● SOURCE DATA:
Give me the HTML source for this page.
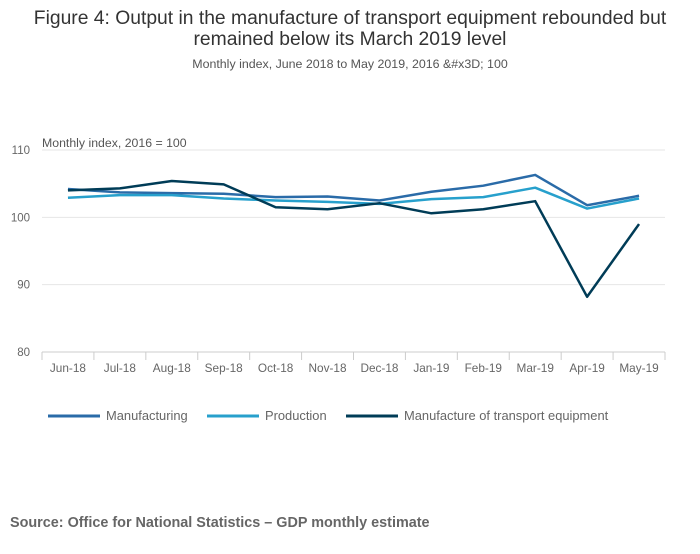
<!DOCTYPE html>
<html><head><meta charset="utf-8"><style>
body{margin:0;background:#fff;font-family:"Liberation Sans",sans-serif;}
</style></head><body>
<svg width="700" height="549" xmlns="http://www.w3.org/2000/svg" font-family="Liberation Sans, sans-serif">
<text x="350" y="24" text-anchor="middle" font-size="19.3" fill="#333">Figure 4: Output in the manufacture of transport equipment rebounded but</text>
<text x="350" y="45" text-anchor="middle" font-size="19.3" fill="#333">remained below its March 2019 level</text>
<text x="350" y="68" text-anchor="middle" font-size="12.4" fill="#555">Monthly index, June 2018 to May 2019, 2016 &amp;#x3D; 100</text>
<text x="42" y="147" font-size="12.3" fill="#555">Monthly index, 2016 = 100</text>
<g id="grid"></g><g id="xaxis"></g><g id="series"></g>
<g id="legend"></g>
<text x="10" y="527" font-size="14.4" font-weight="bold" fill="#666">Source: Office for National Statistics – GDP monthly estimate</text>
</svg>
<script>
const categories=["Jun-18","Jul-18","Aug-18","Sep-18","Oct-18","Nov-18","Dec-18","Jan-19","Feb-19","Mar-19","Apr-19","May-19"];
const manufacturing=[104.2,103.7,103.6,103.5,103.0,103.1,102.5,103.8,104.7,106.3,101.8,103.2];
const production=[102.9,103.3,103.3,102.8,102.5,102.3,102.0,102.7,103.0,104.4,101.3,102.8];
const transport=[104.0,104.3,105.4,104.9,101.5,101.2,102.1,100.6,101.2,102.4,88.2,99.0];
const yTicks=[80,90,100,110];
const seriesNames=["Manufacturing","Production","Manufacture of transport equipment"];
const NS="http://www.w3.org/2000/svg";
const L=42,R=665,T=150,B=352,ymin=80,ymax=110;
const step=(R-L)/categories.length;
const x=i=>L+step*(i+0.5);
const y=v=>B-(v-ymin)/(ymax-ymin)*(B-T);
function mk(tag,attrs,parent){const e=document.createElementNS(NS,tag);for(const k in attrs)e.setAttribute(k,attrs[k]);parent.appendChild(e);return e;}
const grid=document.getElementById('grid');
yTicks.forEach(t=>{
 const ln=mk('line',{x1:L,x2:R,y1:y(t),y2:y(t),stroke:t===ymin?'#ccc':'#e6e6e6'},grid);
 
 
 const tx=mk('text',{x:30,y:y(t)+4,'text-anchor':'end','font-size':11.5,fill:'#666'},grid);
 tx.textContent=t;
 
 
});
const xa=document.getElementById('xaxis');
for(let i=0;i<=categories.length;i++){
 const tk=mk('line',{x1:L+step*i,x2:L+step*i,y1:B,y2:B+8,stroke:'#ccc'},xa);
 
 
}
categories.forEach((c,i)=>{
 const tx=mk('text',{x:x(i),y:B+20,'text-anchor':'middle','font-size':11.8,fill:'#666'},xa);
 tx.textContent=c;
 
 
});
const colors=["#2a6ba8","#27a0cc","#003c57"];
const data=[manufacturing,production,transport];
const sg=document.getElementById('series');
data.forEach((d,k)=>{
 const p=mk('polyline',{points:d.map((v,i)=>x(i)+','+y(v)).join(' '),fill:'none',stroke:colors[k],'stroke-width':2.5,'stroke-linejoin':'round'},sg);
 
 
});
const lg=document.getElementById('legend');
const lx=[48,207,346];
seriesNames.forEach((n,k)=>{
 const g=mk('g',{},lg);
 
 
 mk('line',{x1:lx[k],x2:lx[k]+52,y1:416,y2:416,stroke:colors[k],'stroke-width':3},g);
 const t=mk('text',{x:lx[k]+58,y:420,'font-size':12.9,fill:'#666'},g);
 t.textContent=n;
});
</script>
</body></html>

● AIM OF THE EXERCISE: Skip the images and write out the rest of the listing exactly.

● ANSWER FOR THE TASK:
Give me the HTML source for this page.
<!DOCTYPE html>
<html><head><meta charset="utf-8"><style>
body{margin:0;background:#fff;font-family:"Liberation Sans",sans-serif;}
</style></head><body>
<svg width="700" height="549" xmlns="http://www.w3.org/2000/svg" font-family="Liberation Sans, sans-serif">
<text x="350" y="24" text-anchor="middle" font-size="19.3" fill="#333">Figure 4: Output in the manufacture of transport equipment rebounded but</text>
<text x="350" y="45" text-anchor="middle" font-size="19.3" fill="#333">remained below its March 2019 level</text>
<text x="350" y="68" text-anchor="middle" font-size="12.4" fill="#555">Monthly index, June 2018 to May 2019, 2016 &amp;#x3D; 100</text>
<text x="42" y="147" font-size="12.3" fill="#555">Monthly index, 2016 = 100</text>
<g id="grid"></g><g id="xaxis"></g><g id="series"></g>
<g id="legend"></g>
<text x="10" y="527" font-size="14.4" font-weight="bold" fill="#666">Source: Office for National Statistics – GDP monthly estimate</text>
</svg>
<script>
const categories=["Jun-18","Jul-18","Aug-18","Sep-18","Oct-18","Nov-18","Dec-18","Jan-19","Feb-19","Mar-19","Apr-19","May-19"];
const manufacturing=[104.2,103.7,103.6,103.5,103.0,103.1,102.5,103.8,104.7,106.3,101.8,103.2];
const production=[102.9,103.3,103.3,102.8,102.5,102.3,102.0,102.7,103.0,104.4,101.3,102.8];
const transport=[104.0,104.3,105.4,104.9,101.5,101.2,102.1,100.6,101.2,102.4,88.2,99.0];
const yTicks=[80,90,100,110];
const seriesNames=["Manufacturing","Production","Manufacture of transport equipment"];
const NS="http://www.w3.org/2000/svg";
const L=42,R=665,T=150,B=352,ymin=80,ymax=110;
const step=(R-L)/categories.length;
const x=i=>L+step*(i+0.5);
const y=v=>B-(v-ymin)/(ymax-ymin)*(B-T);
function mk(tag,attrs,parent){const e=document.createElementNS(NS,tag);for(const k in attrs)e.setAttribute(k,attrs[k]);parent.appendChild(e);return e;}
const grid=document.getElementById('grid');
yTicks.forEach(t=>{
 const ln=mk('line',{x1:L,x2:R,y1:y(t),y2:y(t),stroke:t===ymin?'#ccc':'#e6e6e6'},grid);
 
 
 const tx=mk('text',{x:30,y:y(t)+4,'text-anchor':'end','font-size':11.5,fill:'#666'},grid);
 tx.textContent=t;
 
 
});
const xa=document.getElementById('xaxis');
for(let i=0;i<=categories.length;i++){
 const tk=mk('line',{x1:L+step*i,x2:L+step*i,y1:B,y2:B+8,stroke:'#ccc'},xa);
 
 
}
categories.forEach((c,i)=>{
 const tx=mk('text',{x:x(i),y:B+20,'text-anchor':'middle','font-size':11.8,fill:'#666'},xa);
 tx.textContent=c;
 
 
});
const colors=["#2a6ba8","#27a0cc","#003c57"];
const data=[manufacturing,production,transport];
const sg=document.getElementById('series');
data.forEach((d,k)=>{
 const p=mk('polyline',{points:d.map((v,i)=>x(i)+','+y(v)).join(' '),fill:'none',stroke:colors[k],'stroke-width':2.5,'stroke-linejoin':'round'},sg);
 
 
});
const lg=document.getElementById('legend');
const lx=[48,207,346];
seriesNames.forEach((n,k)=>{
 const g=mk('g',{},lg);
 
 
 mk('line',{x1:lx[k],x2:lx[k]+52,y1:416,y2:416,stroke:colors[k],'stroke-width':3},g);
 const t=mk('text',{x:lx[k]+58,y:420,'font-size':12.9,fill:'#666'},g);
 t.textContent=n;
});
</script>
</body></html>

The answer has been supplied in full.